Organ kepemudaan dan organisasi yang mempunyai peranan penting dalam mengganti bahasa pengantar dari bahasa Belanda ke bahasa Indonesia adalah kelompok pemuda Islam yang berasal dari Jong Islamieten Bond. Karena pada waktu itu, organisasi-organisasi Islam memang telah menjadikan bahasa Indonesia, yang berasal dari bahasa melayu Islam sebagai bahasa resmi organisasinya. Pak Natsir menuturkan hal ini dalam buku Pesan Perjuangan seorang Bapak, buku yang merupaka rangkuman wawancara lima intelektual muda Islam di tahun 1989, saat pak Natsir menjelang usia 80 tahun.
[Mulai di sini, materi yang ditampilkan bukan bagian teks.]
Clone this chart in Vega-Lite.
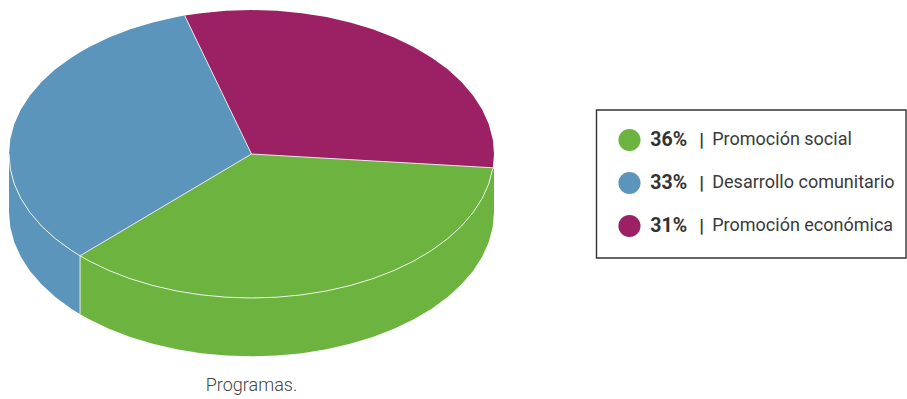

“Apa yang saya ceritakan tadi memang tidak saya alami semuanya, sebagian saya baca atau dengar dari guru-guru dan teman saya yang lebih tua. Saya benar-benar mulai aktif terlibat dalam pergerakan menghadapi penjajah ialah di atas tahun 1925. Ya, sesudah itulah boleh dikata tampil generasi kami. Waktu itu kami sudah mulai mengadakan gerakan di kalangan pemuda. Adalah Jong Java, Jong Sumatera, ada Jong Ambon, dan sebagainya. Kalau dari berbagai Jong itu sifatnya kederahan, maka Jong Islamieten Bond sifatnya lebih me-nasional, karena di mana-mana ada cabang Jong Islamiten Bond. JIB-JIB ini tidak terpisah-pisah melainkan menjadi satu.”
“Ada satu pengalaman yang unik, yaitu dalam rangka memperjuangkan kebulatan tekad menjadikan bahasa Indonesia sebagai bahasa nasional. Anda mungkin sulit membayangkan, betapa susahnya memperjuangkan bahasa ini. Suatu kali saya diminta mengadakan satu pidato atau ceramah pada kongres Jong Islamieten Bond di Semarang. Saya diminta untuk menerangkan “Hak-hak wanita dalam Islam”. Belum lima menit saya ceramah, tiba-tiba terdengar interupsi dari hadirin, mereka meminta saya melanjutkan dalam Bahasa Belanda. Ya, kawan kita itu belum mengerti bahasa Indonesia, walaupun di tahun 1928 sudah diproklamirkan bahwa “satu nusa, satu bangsa, dan satu bahasa, Indonesia.” Tapi dalam prakteknya belum, mereka masih menggunakan bahasa Belanda. Jadi, bagaimana menasionalisir bahasa Indonesia ini sudah merupakan suatu perjuangan tersendiri.”
“Tapi Alhamdulillah, oleh karena kita dalam himpunan Jong Islamieten Bond selalu menekankan supaya berbahasa Indonesia, lambat laun, usaha kita juga berhasil. Misalnya kita dulu punya majalah, yang semula menggunakan bahasa Belanda, kemudian setengah-setengah, dan akhirnya kita gunakan bahasa Indonesia. Demikian juga perjuangan kita menyadarkan anggota-anggota dan rakyat banyak mengenai kesadaran satu nusa dan satu bangsa, kami yang di Jong Islamieten Bond merasakan sebagai tugas yang tidak mudah. Namun karena kami menyadari bahwa ini merupakan tugas mulia, bahkan sebagai bagian dari kewajiban sebagai muslim, tugas ibadah, akhirnya berbekal kesadaran tersebut dengan penuh ketekunan terus-menerus kita perjuangkan.”
Jadi, pada masa itu, kebanyakan kakek dan nenek moyang sobat rahayu, yang kini mengaku paling Indonesia itu belum terbiasa berbahasa Indonesia. Itu sebabnya ketika mereka berteriak bahwa budaya Indonesia kini dijajah Arab, merujuknya hanya pada sejarah Jawa, itupun Jawa yang tanpa merasa pernah dijajah budaya Belanda. Tapi ya harap maklumlah, karena memang demikian genetiknya. Tugas anak muda Islam lintas suku bangsa di nusantara ini untuk menjelaskan duduk perkara yang sebenarnya.